Dark chocolate in moderation can have beneficial effects on your health
Posted on 13/04/2017
Flavanols, a type of phytochemicals found in cocoa, tea, some fruits and vegetables and red wine have shown to improve cardiovascular health in several clinical trials conducted by King’s Lecturer in Nutrition, Dr Ana Rodriguez-Mateos and her collaborators at the University of Dusseldorf, Germany.
In two randomized controlled trials, cocoa flavanol consumption was found to lower blood pressure, reduce arterial stiffness, improve blood flow and the function of the blood vessels and reduce blood cholesterol in 142 healthy individuals.
A more recent study, published this year in the American Journal of Clinical Nutrition has also shown that theobromine and caffeine, also present in cocoa and chocolate, enhance the beneficial vascular effects of flavanols likely through increasing the absorption of flavanols in the blood.
Speaking about flavanols and the consumption of chocolate, Dr Rodriguez-Mateos says:
Flavanol levels in chocolate depend a lot on how the chocolate is made as a lot can be degraded through processing.

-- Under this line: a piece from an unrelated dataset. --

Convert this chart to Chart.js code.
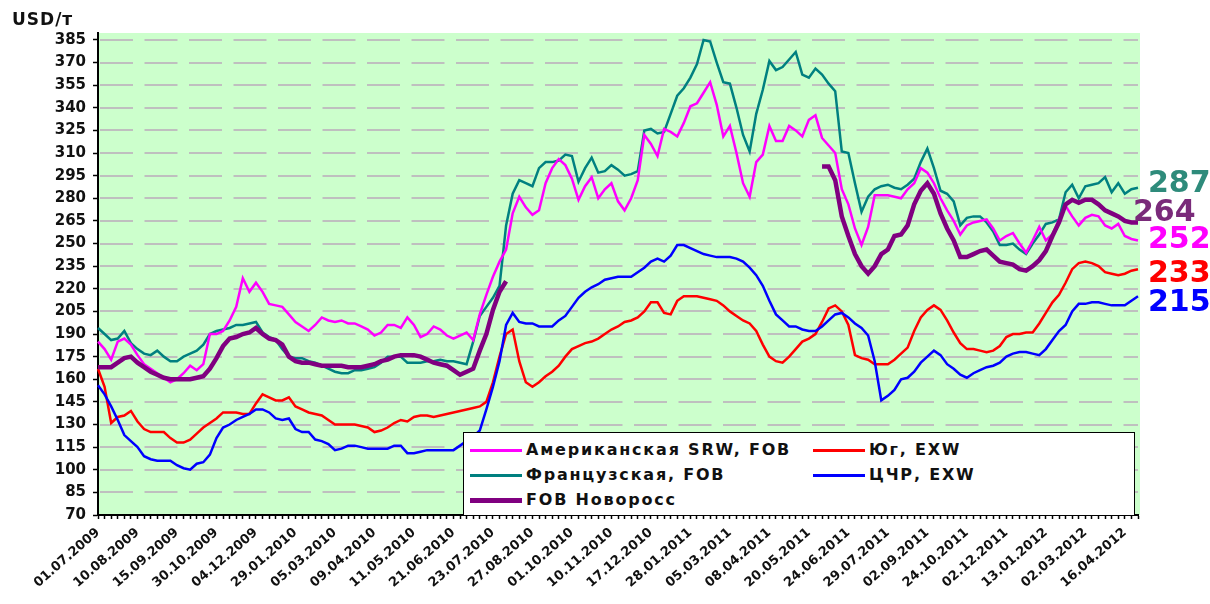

It also depends on the bean variety and origin. Usually dark chocolate with a high content in cocoa (70% or more) has higher content in flavanols than milk chocolate, whereas white chocolate has no flavanols.
Unprocessed raw cocoa powder is the best source of cocoa flavanols but also dark chocolate has significant amounts. However, chocolate is also rich in calories, saturated fat and sugar, so should be eaten in moderation as part of a healthy diet, which can include other sources of flavanols such as tea, apples, berries or red wine.